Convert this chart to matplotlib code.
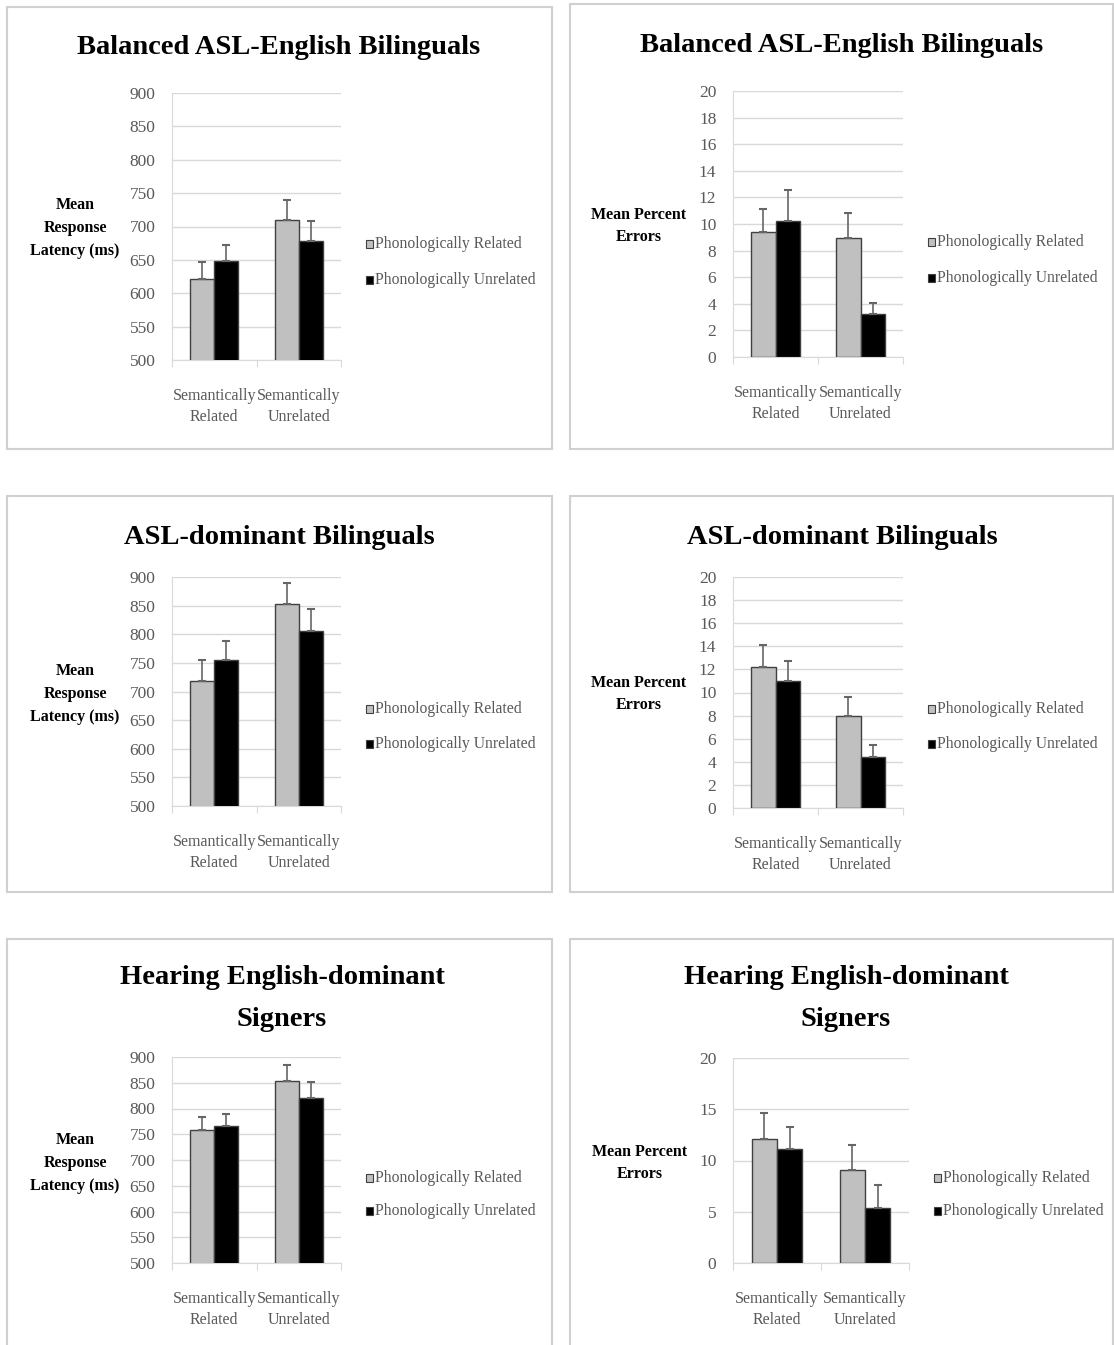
import numpy as np
import matplotlib
matplotlib.use("Agg")
import matplotlib.pyplot as plt
from matplotlib.patches import Rectangle

plt.rcParams['font.family'] = ['Liberation Serif', 'DejaVu Serif']

W, H = 1114, 1345

categories = ["Semantically\nRelated", "Semantically\nUnrelated"]
series_names = ["Phonologically Related", "Phonologically Unrelated"]

# response latencies (ms): [semantically related, semantically unrelated]
lat_balanced_rel = [621, 709]
lat_balanced_rel_err = [26, 30]
lat_balanced_unrel = [648, 678]
lat_balanced_unrel_err = [25, 30]

lat_asl_rel = [719, 853]
lat_asl_rel_err = [36, 37]
lat_asl_unrel = [755, 806]
lat_asl_unrel_err = [33, 38]

lat_hearing_rel = [758, 853]
lat_hearing_rel_err = [25, 32]
lat_hearing_unrel = [766, 820]
lat_hearing_unrel_err = [24, 31]

# percent errors
pct_balanced_rel = [9.4, 8.95]
pct_balanced_rel_err = [1.7, 1.85]
pct_balanced_unrel = [10.25, 3.25]
pct_balanced_unrel_err = [2.3, 0.8]

pct_asl_rel = [12.25, 8.0]
pct_asl_rel_err = [1.85, 1.6]
pct_asl_unrel = [11.0, 4.4]
pct_asl_unrel_err = [1.7, 1.05]

pct_hearing_rel = [12.1, 9.1]
pct_hearing_rel_err = [2.5, 2.4]
pct_hearing_unrel = [11.1, 5.4]
pct_hearing_unrel_err = [2.2, 2.2]

latency_ticks = np.arange(500, 901, 50)
pct_ticks_fine = np.arange(0, 21, 2)
pct_ticks_coarse = np.arange(0, 21, 5)

GRAY = "#c0c0c0"
TXT = "#595959"
GRID = "#d9d9d9"

fig = plt.figure(figsize=(W / 100, H / 100), dpi=100)


def fx(x):
    return x / W


def fy(y):
    return 1 - y / H


def add_border(x0, y0, x1, y1):
    fig.add_artist(Rectangle((fx(x0), fy(y1)), fx(x1 - x0), (y1 - y0) / H,
                             transform=fig.transFigure, fill=False,
                             edgecolor="#d0d0d0", lw=1.5))


def draw_panel(box, title, title_x, title_y, ylabel, ylabel_x, ylabel_y,
               rel, rel_err, unrel, unrel_err, ticks, leg_x, leg_y):
    x0, y0, x1, y1 = box
    ax = fig.add_axes([fx(x0), fy(y1), fx(x1 - x0), (y1 - y0) / H])
    x = np.arange(len(categories))
    w = 1 / 3.5
    ax.bar(x - w / 2, rel, w, color=GRAY, edgecolor="#404040", lw=1, zorder=3)
    ax.bar(x + w / 2, unrel, w, color="black", edgecolor="#404040", lw=1, zorder=3)
    ax.errorbar(x - w / 2, rel, yerr=[np.zeros(2), rel_err], fmt="none",
                ecolor="#666666", elinewidth=1.2, capsize=3, capthick=1.5, zorder=4)
    ax.errorbar(x + w / 2, unrel, yerr=[np.zeros(2), unrel_err], fmt="none",
                ecolor="#666666", elinewidth=1.2, capsize=3, capthick=1.5, zorder=4)
    ax.set_xlim(-0.5, 1.5)
    ax.set_ylim(ticks[0], ticks[-1])
    ax.set_yticks(ticks)
    ax.yaxis.grid(True, color=GRID, lw=1, zorder=0)
    for s in ["top", "right"]:
        ax.spines[s].set_visible(False)
    for s in ["left", "bottom"]:
        ax.spines[s].set_color(GRID)
    ax.set_xticks([-0.5, 0.5, 1.5])
    ax.set_xticklabels([])
    ax.set_xticks(x, minor=True)
    ax.set_xticklabels(categories, minor=True, fontsize=11.5, color=TXT,
                       linespacing=1.45)
    ax.tick_params(axis="x", which="major", length=5, color=GRID, direction="out")
    ax.tick_params(axis="x", which="minor", length=0, pad=20)
    ax.tick_params(axis="y", length=0, labelsize=12.5, labelcolor=TXT, pad=12)

    for line_y, t in zip(title_y, title.split("\n")):
        fig.text(fx(title_x), fy(line_y), t, ha="center", va="center",
                 fontsize=20.5, fontweight="bold")
    fig.text(fx(ylabel_x), fy(ylabel_y), ylabel, ha="center", va="center",
             fontsize=11.5, fontweight="bold", linespacing=1.55)

    for ly, name, c in zip(leg_y, series_names, [GRAY, "black"]):
        fig.add_artist(Rectangle((fx(leg_x), fy(ly + 4)), fx(7), 8 / H,
                                 transform=fig.transFigure, facecolor=c,
                                 edgecolor="#404040", lw=0.8))
        fig.text(fx(leg_x + 9), fy(ly), name, ha="left", va="center",
                 fontsize=11.3, color=TXT)
    return ax


# panel frames
add_border(7, 7, 552, 449)
add_border(570, 4, 1113, 449)
add_border(7, 496, 552, 892)
add_border(570, 496, 1113, 892)
add_border(7, 939, 552, 1350)
add_border(570, 939, 1113, 1350)

lat_label = "Mean\nResponse\nLatency (ms)"
pct_label = "Mean Percent\nErrors"

draw_panel((172, 93, 341, 360), "Balanced ASL-English Bilinguals", 279, [48],
           lat_label, 75, 228, lat_balanced_rel, lat_balanced_rel_err,
           lat_balanced_unrel, lat_balanced_unrel_err, latency_ticks, 366, [244, 280])
draw_panel((733, 91, 903, 357), "Balanced ASL-English Bilinguals", 842, [46],
           pct_label, 639, 226, pct_balanced_rel, pct_balanced_rel_err,
           pct_balanced_unrel, pct_balanced_unrel_err, pct_ticks_fine, 928, [242, 278])

draw_panel((172, 577, 341, 806), "ASL-dominant Bilinguals", 279, [537],
           lat_label, 75, 694, lat_asl_rel, lat_asl_rel_err,
           lat_asl_unrel, lat_asl_unrel_err, latency_ticks, 366, [709, 744])
draw_panel((733, 577, 903, 808), "ASL-dominant Bilinguals", 842, [537],
           pct_label, 639, 694, pct_asl_rel, pct_asl_rel_err,
           pct_asl_unrel, pct_asl_unrel_err, pct_ticks_fine, 928, [709, 744])

draw_panel((172, 1057, 341, 1263), "Hearing English-dominant\nSigners", 282, [978, 1020],
           lat_label, 75, 1163, lat_hearing_rel, lat_hearing_rel_err,
           lat_hearing_unrel, lat_hearing_unrel_err, latency_ticks, 366, [1178, 1211])
draw_panel((733, 1058, 909, 1263), "Hearing English-dominant\nSigners", 846, [978, 1020],
           pct_label, 640, 1163, pct_hearing_rel, pct_hearing_rel_err,
           pct_hearing_unrel, pct_hearing_unrel_err, pct_ticks_coarse, 934, [1178, 1211])

fig.savefig("out.png", dpi=100)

What the task requires =
Print the whole listing above once more, word for word, without its pictures.

Task answer =
Convert this chart to matplotlib code.
import numpy as np
import matplotlib
matplotlib.use("Agg")
import matplotlib.pyplot as plt
from matplotlib.patches import Rectangle

plt.rcParams['font.family'] = ['Liberation Serif', 'DejaVu Serif']

W, H = 1114, 1345

categories = ["Semantically\nRelated", "Semantically\nUnrelated"]
series_names = ["Phonologically Related", "Phonologically Unrelated"]

# response latencies (ms): [semantically related, semantically unrelated]
lat_balanced_rel = [621, 709]
lat_balanced_rel_err = [26, 30]
lat_balanced_unrel = [648, 678]
lat_balanced_unrel_err = [25, 30]

lat_asl_rel = [719, 853]
lat_asl_rel_err = [36, 37]
lat_asl_unrel = [755, 806]
lat_asl_unrel_err = [33, 38]

lat_hearing_rel = [758, 853]
lat_hearing_rel_err = [25, 32]
lat_hearing_unrel = [766, 820]
lat_hearing_unrel_err = [24, 31]

# percent errors
pct_balanced_rel = [9.4, 8.95]
pct_balanced_rel_err = [1.7, 1.85]
pct_balanced_unrel = [10.25, 3.25]
pct_balanced_unrel_err = [2.3, 0.8]

pct_asl_rel = [12.25, 8.0]
pct_asl_rel_err = [1.85, 1.6]
pct_asl_unrel = [11.0, 4.4]
pct_asl_unrel_err = [1.7, 1.05]

pct_hearing_rel = [12.1, 9.1]
pct_hearing_rel_err = [2.5, 2.4]
pct_hearing_unrel = [11.1, 5.4]
pct_hearing_unrel_err = [2.2, 2.2]

latency_ticks = np.arange(500, 901, 50)
pct_ticks_fine = np.arange(0, 21, 2)
pct_ticks_coarse = np.arange(0, 21, 5)

GRAY = "#c0c0c0"
TXT = "#595959"
GRID = "#d9d9d9"

fig = plt.figure(figsize=(W / 100, H / 100), dpi=100)


def fx(x):
    return x / W


def fy(y):
    return 1 - y / H


def add_border(x0, y0, x1, y1):
    fig.add_artist(Rectangle((fx(x0), fy(y1)), fx(x1 - x0), (y1 - y0) / H,
                             transform=fig.transFigure, fill=False,
                             edgecolor="#d0d0d0", lw=1.5))


def draw_panel(box, title, title_x, title_y, ylabel, ylabel_x, ylabel_y,
               rel, rel_err, unrel, unrel_err, ticks, leg_x, leg_y):
    x0, y0, x1, y1 = box
    ax = fig.add_axes([fx(x0), fy(y1), fx(x1 - x0), (y1 - y0) / H])
    x = np.arange(len(categories))
    w = 1 / 3.5
    ax.bar(x - w / 2, rel, w, color=GRAY, edgecolor="#404040", lw=1, zorder=3)
    ax.bar(x + w / 2, unrel, w, color="black", edgecolor="#404040", lw=1, zorder=3)
    ax.errorbar(x - w / 2, rel, yerr=[np.zeros(2), rel_err], fmt="none",
                ecolor="#666666", elinewidth=1.2, capsize=3, capthick=1.5, zorder=4)
    ax.errorbar(x + w / 2, unrel, yerr=[np.zeros(2), unrel_err], fmt="none",
                ecolor="#666666", elinewidth=1.2, capsize=3, capthick=1.5, zorder=4)
    ax.set_xlim(-0.5, 1.5)
    ax.set_ylim(ticks[0], ticks[-1])
    ax.set_yticks(ticks)
    ax.yaxis.grid(True, color=GRID, lw=1, zorder=0)
    for s in ["top", "right"]:
        ax.spines[s].set_visible(False)
    for s in ["left", "bottom"]:
        ax.spines[s].set_color(GRID)
    ax.set_xticks([-0.5, 0.5, 1.5])
    ax.set_xticklabels([])
    ax.set_xticks(x, minor=True)
    ax.set_xticklabels(categories, minor=True, fontsize=11.5, color=TXT,
                       linespacing=1.45)
    ax.tick_params(axis="x", which="major", length=5, color=GRID, direction="out")
    ax.tick_params(axis="x", which="minor", length=0, pad=20)
    ax.tick_params(axis="y", length=0, labelsize=12.5, labelcolor=TXT, pad=12)

    for line_y, t in zip(title_y, title.split("\n")):
        fig.text(fx(title_x), fy(line_y), t, ha="center", va="center",
                 fontsize=20.5, fontweight="bold")
    fig.text(fx(ylabel_x), fy(ylabel_y), ylabel, ha="center", va="center",
             fontsize=11.5, fontweight="bold", linespacing=1.55)

    for ly, name, c in zip(leg_y, series_names, [GRAY, "black"]):
        fig.add_artist(Rectangle((fx(leg_x), fy(ly + 4)), fx(7), 8 / H,
                                 transform=fig.transFigure, facecolor=c,
                                 edgecolor="#404040", lw=0.8))
        fig.text(fx(leg_x + 9), fy(ly), name, ha="left", va="center",
                 fontsize=11.3, color=TXT)
    return ax


# panel frames
add_border(7, 7, 552, 449)
add_border(570, 4, 1113, 449)
add_border(7, 496, 552, 892)
add_border(570, 496, 1113, 892)
add_border(7, 939, 552, 1350)
add_border(570, 939, 1113, 1350)

lat_label = "Mean\nResponse\nLatency (ms)"
pct_label = "Mean Percent\nErrors"

draw_panel((172, 93, 341, 360), "Balanced ASL-English Bilinguals", 279, [48],
           lat_label, 75, 228, lat_balanced_rel, lat_balanced_rel_err,
           lat_balanced_unrel, lat_balanced_unrel_err, latency_ticks, 366, [244, 280])
draw_panel((733, 91, 903, 357), "Balanced ASL-English Bilinguals", 842, [46],
           pct_label, 639, 226, pct_balanced_rel, pct_balanced_rel_err,
           pct_balanced_unrel, pct_balanced_unrel_err, pct_ticks_fine, 928, [242, 278])

draw_panel((172, 577, 341, 806), "ASL-dominant Bilinguals", 279, [537],
           lat_label, 75, 694, lat_asl_rel, lat_asl_rel_err,
           lat_asl_unrel, lat_asl_unrel_err, latency_ticks, 366, [709, 744])
draw_panel((733, 577, 903, 808), "ASL-dominant Bilinguals", 842, [537],
           pct_label, 639, 694, pct_asl_rel, pct_asl_rel_err,
           pct_asl_unrel, pct_asl_unrel_err, pct_ticks_fine, 928, [709, 744])

draw_panel((172, 1057, 341, 1263), "Hearing English-dominant\nSigners", 282, [978, 1020],
           lat_label, 75, 1163, lat_hearing_rel, lat_hearing_rel_err,
           lat_hearing_unrel, lat_hearing_unrel_err, latency_ticks, 366, [1178, 1211])
draw_panel((733, 1058, 909, 1263), "Hearing English-dominant\nSigners", 846, [978, 1020],
           pct_label, 640, 1163, pct_hearing_rel, pct_hearing_rel_err,
           pct_hearing_unrel, pct_hearing_unrel_err, pct_ticks_coarse, 934, [1178, 1211])

fig.savefig("out.png", dpi=100)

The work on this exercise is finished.